Ropa sugeruje, że Bidenowi udało się wbić klin między Arabię a Rosję

1 sierpnia 2022, 17:30 Alert

Dane z rynku ropy sugerują, że Saudyjczycy posłuchali prezydenta USA i eksportują więcej ropy pomimo układu z Rosją w OPEC+, który reguluje poziom wydobycia.

Flaga Arabii Saudyjskiej. Fot: Wikimedia Commons
Flaga Arabii Saudyjskiej. Fot: Wikimedia Commons

Saudyjczycy ślą w świat więcej ropy po wizycie prezydenta USA Joe Bidena. Mają najwyższe wydobycie od kwietnia 2020 roku, czyli wyżu sprzed kryzysu cen ropy wywołanego pandemią. Eksportowali 7,5 mln baryłek dziennie w lipcu w porównaniu z 6,6 mln baryłek w czerwcu.

Bloomberg podał dane o eksporcie ropy z Arabii Saudyjskiej sugerując, że wzrost jest wynikiem większego eksportu do Chin oraz Indii, które wzrosły odpowiednio do 1,65 i 1 mln baryłek dziennie po raz pierwszy od kwietnia 2020 roku. Saudyjczycy nie odpowiedzieli na pytania Bloomberga.

Biden odwiedził w lipcu Rijad, by namawiać na zwiększenie eksportu ropy w celu obniżenia rekordowych cen na stacjach paliw na świecie.
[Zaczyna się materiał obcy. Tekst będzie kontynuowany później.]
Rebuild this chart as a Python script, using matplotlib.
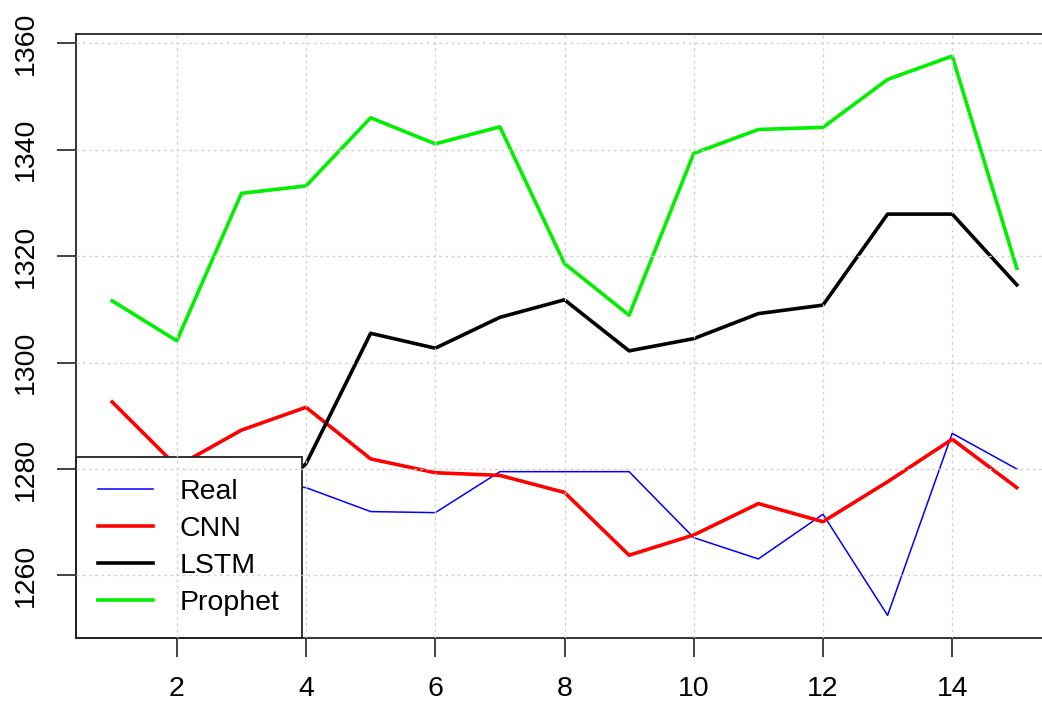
import matplotlib
matplotlib.use("Agg")
import matplotlib.pyplot as plt

# ---- data ----
x = list(range(1, 16))
real = [1279.0, 1276.0, 1278.0, 1276.5, 1272.0, 1271.8, 1279.5, 1279.5, 1279.5,
        1267.1, 1263.1, 1271.5, 1252.5, 1286.7, 1280.0]
cnn = [1292.6, 1280.5, 1287.3, 1291.6, 1281.9, 1279.3, 1278.8, 1275.6, 1263.8,
       1267.6, 1273.5, 1270.1, 1277.6, 1285.6, 1276.5]
lstm = [1272.0, 1275.0, 1270.0, 1281.0, 1305.5, 1302.7, 1308.5, 1311.8, 1302.2,
        1304.5, 1309.2, 1310.8, 1327.9, 1327.9, 1314.6]
prophet = [1311.6, 1304.1, 1331.8, 1333.2, 1346.0, 1341.1, 1344.3, 1318.6, 1308.9,
           1339.3, 1343.8, 1344.2, 1353.2, 1357.6, 1317.7]
labels = ["Real", "CNN", "LSTM", "Prophet"]
xticks = [2, 4, 6, 8, 10, 12, 14]
yticks = [1260, 1280, 1300, 1320, 1340, 1360]

plt.rcParams['font.family'] = ['Liberation Sans', 'DejaVu Sans']

fig = plt.figure(figsize=(10.42, 7.06), dpi=100)
W, H = 1042, 706
left, right, top, bottom = 76, 1053, 33.7, 637.7
ax = fig.add_axes([left / W, 1 - bottom / H, (right - left) / W, (bottom - top) / H])

ax.plot(x, real, color='#0000FF', lw=1.1, label=labels[0], zorder=2)
ax.plot(x, cnn, color='#FF0000', lw=2.6, label=labels[1], zorder=2)
ax.plot(x, lstm, color='#000000', lw=2.6, label=labels[2], zorder=2)
ax.plot(x, prophet, color='#00F000', lw=2.6, label=labels[3], zorder=2)

ax.set_xlim(0.44, 15.56)
ax.set_ylim(1248.3, 1361.8)
ax.set_xticks(xticks)
ax.set_yticks(yticks)

ax.set_axisbelow(False)
ax.grid(True, color='#d3d3d3', linestyle=(0, (2.0, 2.5)), linewidth=1.0)

for s in ['left', 'top', 'bottom', 'right']:
    ax.spines[s].set_linewidth(1.3)
    ax.spines[s].set_color('#222222')

ax.tick_params(axis='both', direction='out', length=13.5, width=1.2, color='#222222',
               labelsize=20.5)
ax.tick_params(axis='x', pad=14)
ax.tick_params(axis='y', pad=13)
for lab in ax.get_yticklabels():
    lab.set_rotation(90)
    lab.set_va('center')

leg = ax.legend(loc='lower left', bbox_to_anchor=(0, 0), borderaxespad=0,
                frameon=True, fancybox=False, edgecolor='#222222', framealpha=1,
                fontsize=20.5, handlelength=1.93, handletextpad=0.95,
                borderpad=0.77, labelspacing=0.38)
leg.get_frame().set_linewidth(1.3)
leg.set_zorder(2.2)

fig.savefig("out.png", dpi=100)
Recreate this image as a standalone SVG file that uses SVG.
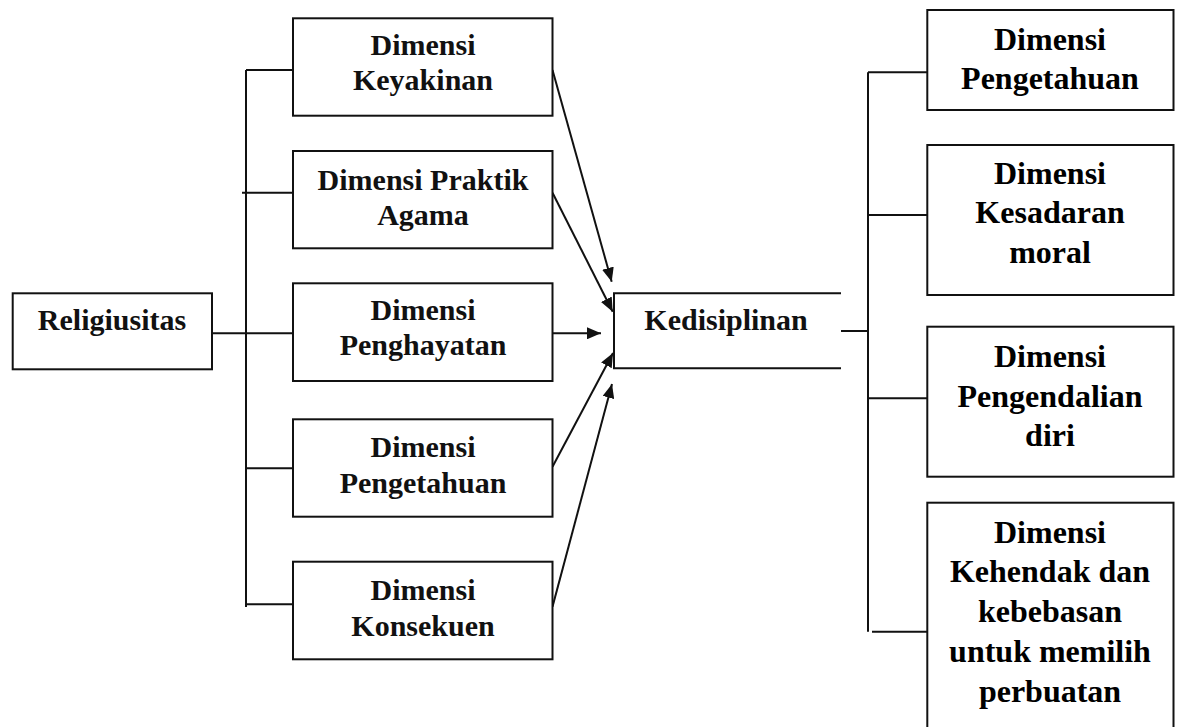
<svg xmlns="http://www.w3.org/2000/svg" width="1181" height="727" viewBox="0 0 1181 727">
<defs>
<style>
.box{fill:#fff;stroke:#111;stroke-width:2}
.ln{fill:none;stroke:#111;stroke-width:2}
.t{font-family:"Liberation Serif","Times New Roman",serif;font-weight:bold;font-size:30px;fill:#111;text-anchor:middle}
.tr{font-family:"Liberation Serif","Times New Roman",serif;font-weight:bold;font-size:32px;fill:#000;text-anchor:middle}
</style>
<marker id="ah" markerUnits="userSpaceOnUse" markerWidth="15" markerHeight="12" refX="14" refY="6" orient="auto" viewBox="0 0 15 12">
<path d="M0,0 L14,6 L0,12 z" fill="#111"/>
</marker>
</defs>
<rect width="1181" height="727" fill="#fff"/>
<g id="connectors">
<path class="ln" d="M246,70 V607"/>
<path class="ln" d="M246,70 H293"/>
<path class="ln" d="M242,192.7 H293"/>
<path class="ln" d="M212,333.3 H293"/>
<path class="ln" d="M246,468.3 H293"/>
<path class="ln" d="M246,604.3 H293"/>
<line class="ln" x1="552.5" y1="70" x2="611.7" y2="281.7" marker-end="url(#ah)"/>
<line class="ln" x1="552.5" y1="192.7" x2="612.7" y2="311.7" marker-end="url(#ah)"/>
<line class="ln" x1="552.5" y1="333.3" x2="601" y2="333.3" marker-end="url(#ah)"/>
<line class="ln" x1="552.5" y1="466.7" x2="613" y2="353" marker-end="url(#ah)"/>
<line class="ln" x1="552.5" y1="606.7" x2="612" y2="384" marker-end="url(#ah)"/>
<path class="ln" d="M841,331 H868"/>
<path class="ln" d="M868,72.3 V631.7"/>
<path class="ln" d="M868,72.3 H927"/>
<path class="ln" d="M868,215 H927"/>
<path class="ln" d="M868,398.3 H927"/>
<path class="ln" d="M872,631.7 H932"/>
</g>
<g id="religiusitas">
<rect class="box" x="12.7" y="293.3" width="199.3" height="76"/>
<text class="t" x="112" y="330">Religiusitas</text>
</g>
<g id="keyakinan">
<rect class="box" x="293" y="18.3" width="259.5" height="97.4"/>
<text class="t" x="423" y="55">Dimensi</text>
<text class="t" x="423" y="90">Keyakinan</text>
</g>
<g id="praktik">
<rect class="box" x="293" y="151" width="259.5" height="97.3"/>
<text class="t" x="423" y="190">Dimensi Praktik</text>
<text class="t" x="423" y="225">Agama</text>
</g>
<g id="penghayatan">
<rect class="box" x="293" y="283.3" width="259.5" height="97.7"/>
<text class="t" x="423" y="320">Dimensi</text>
<text class="t" x="423" y="355">Penghayatan</text>
</g>
<g id="pengetahuan-l">
<rect class="box" x="293" y="419.3" width="259.5" height="97.4"/>
<text class="t" x="423" y="457.3">Dimensi</text>
<text class="t" x="423" y="493.3">Pengetahuan</text>
</g>
<g id="konsekuen">
<rect class="box" x="293" y="561.7" width="259.5" height="97.6"/>
<text class="t" x="423" y="600">Dimensi</text>
<text class="t" x="423" y="636">Konsekuen</text>
</g>
<g id="kedisiplinan">
<path class="ln" d="M841,293.3 H614 V368.3 H841"/>
<text class="t" x="726" y="330">Kedisiplinan</text>
</g>
<g id="pengetahuan-r">
<rect class="box" x="927.3" y="10" width="246.2" height="100"/>
<text class="tr" x="1050" y="50">Dimensi</text>
<text class="tr" x="1050" y="89.3">Pengetahuan</text>
</g>
<g id="kesadaran">
<rect class="box" x="927.3" y="145" width="246.2" height="150"/>
<text class="tr" x="1050" y="184.3">Dimensi</text>
<text class="tr" x="1050" y="223.3">Kesadaran</text>
<text class="tr" x="1050" y="263.3">moral</text>
</g>
<g id="pengendalian">
<rect class="box" x="927.3" y="326.7" width="246.2" height="150"/>
<text class="tr" x="1050" y="367">Dimensi</text>
<text class="tr" x="1050" y="406.7">Pengendalian</text>
<text class="tr" x="1050" y="446">diri</text>
</g>
<g id="kehendak">
<rect class="box" x="927.3" y="502.7" width="246.2" height="240"/>
<text class="tr" x="1050" y="542.7">Dimensi</text>
<text class="tr" x="1050" y="581.7">Kehendak dan</text>
<text class="tr" x="1050" y="621.7">kebebasan</text>
<text class="tr" x="1050" y="661.7">untuk memilih</text>
<text class="tr" x="1050" y="701.7">perbuatan</text>
</g>
</svg>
Arabia niczego nie zadeklarowała, ale Biały Dom ogłosił, że zwiększy podaż. Dane Bloomberga sugerowałyby, że tak się stało i to pomimo porozumienia naftowego OPEC+ z udziałem m.in. Rosji, która obniża wydobycie wbrew planowi podwyżki o comiesięczne kwoty określone w układzie.

Kwota wzrostu wydobycia w lipcu w całym OPEC+ została ustalona na 648 tysięcy baryłek dziennie. Saudyjczycy zwiększyli eksport o 850 tysięcy baryłek, co nie znaczy, że zwiększyli tak znacznie wydobycie sięgające 11 mln baryłek dziennie i szacowane na maksymalnie 12 mln. Według informacji Kommiersanta wydobycie w Arabii ma wzrosnąć w lipcu i sierpniu o 50 procent, czyli o 250 tysięcy baryłek dziennie. Jednakże kwoty OPEC+ nie są realizowane przez Rosję i kilku innych producentów powodując, że podaż z tej grupy maleje zamiast rosnąć.

Następny szczyt OPEC+ odbędzie się 3 sierpnia. Arabia Saudyjska i Rosja współpracują w ramach tej grupy, ale rywalizują także o rynki zbytu, na przykład w Europie Środkowo-Wschodniej, gdzie dostarczają ropę za pośrednictwem naftoportów w Gdańsku i Kłajpedzie.